The savings realized compared to individual cabinet runs are as follows:
- Half the power whips are required as two adjacent cabinets share PDUs.
- Sharing PDUs between cabinets result in significantly fewer stranded ports and stranded power
- Copper and fiber ports are shared between two cabinets so individual copper and fiber panels and horizontal wire managers are not needed in each cabinet.
- Copper and fiber run vertically therefore copper and fiber jumpers are the shortest length resulting in roughly 40% savings in patch cords and jumpers over traditional panels mounted at the top of cabinets.
- Slightly fewer wider cabinets are deployed with higher power supporting the same number of servers and switches per pod.
A single row layout for each option is shown in Figure 1.
This section of the evaluation relates only to the passive costs associated with housing servers and switching environments and is comprised of cabinets, cabling, PDUs, and power whips. The total figures comparing the two options as shown in Figure 2 are as follows:
|
OPTION 1 |
OPTION 2 |
Total cabinets and cabling |
$ 462,908 |
$ 426,798 |
PDUs and whips |
$ 114,026 |
$ 62,605 |
Total cost per two- row pod |
$ 576,934 |
$ 489,403 |
Support cost/server |
$ 2,003 |
$ 1,716 |
Cost per 10 pods |
$ 5,769,347 |
$ 4,894,039 |
Total savings |
$ 875,308 |
The total costs of the cabling and cabinets are lower with VersaPOD, but the real savings is achieved in the power supporting the active equipment in the cabinets. With fewer power whips and PDUs the demonstrated savings is 54%. Across the 10 pods to be deployed in the second phase of the data center, the total savings on cabinets, cabling and power is $875,308. Assuming 288 servers per 2 row pod, the allocated cost per server decreases by 15% with VersaPOD. Not included by worth mentioning is the fact that as the PDUs support two cabinets, greater port utilization is achieved and the electrical losses throughout the upstream power distribution lines will be realized. Fewer power whips and breakers can mean fewer Remote Power Panels and large PDUs taking up valuable data center floor space.
In a similar exercise, comparing a high density model for phase II with 720 servers per pod the numbers are as follows:
|
OPTION 1 |
OPTION 2 |
Total cabinets and cabling |
$ 1,031,749 |
$ 769,133 |
PDUs and whips |
$ 252,161 |
$ 123,100 |
Total cost per two-row pod |
$ 1,283,910 |
$ 892,232 |
Support cost/server |
$ 1,783 |
$ 1,239 |
Cost per 10 pods |
$ 12,839,100 |
$ 8,922,324 |
Total savings |
$ 3,916,776 |
The higher density model shows an even lower supporting cost per server and a greater savings over the low density evaluation. Both evaluations completely dispel the notion that more cabinets with lower power per cabinet are less costly to deploy than wider cabinets with higher power density per cabinet. The aesthetics of properly dressed power and communications cabling are enhanced with larger cable management areas found in wider cabinets.

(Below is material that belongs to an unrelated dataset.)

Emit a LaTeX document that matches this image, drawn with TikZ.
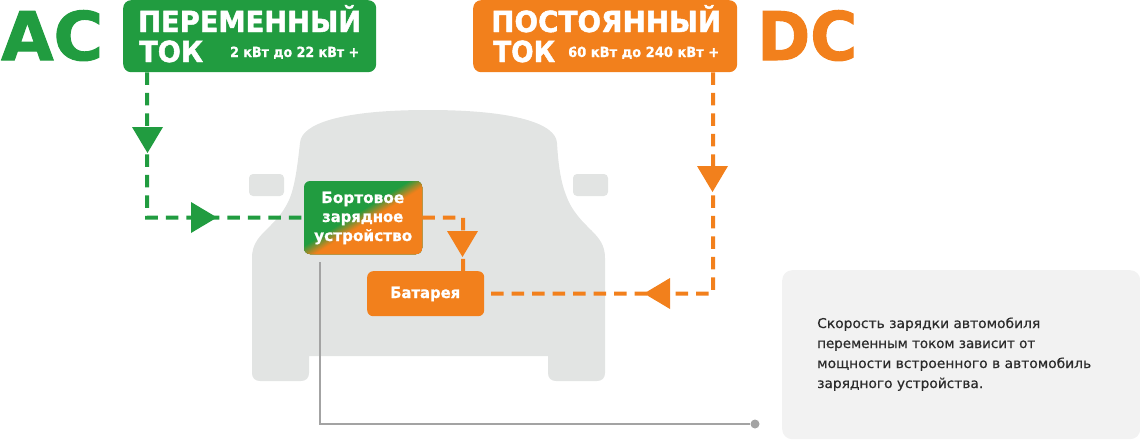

For the phase II deployment, the combined $9,727,411 savings identified by changing to a BASE-T architecture, and deploying wider cabinets result in over a million dollars in CAPEX savings in a low density scenario, and even greater in a high density configuration. Year over year OPEX savings will also be realized through lower power of the switching infrastructure, fewer power losses, less stranded power ports and less stranded power.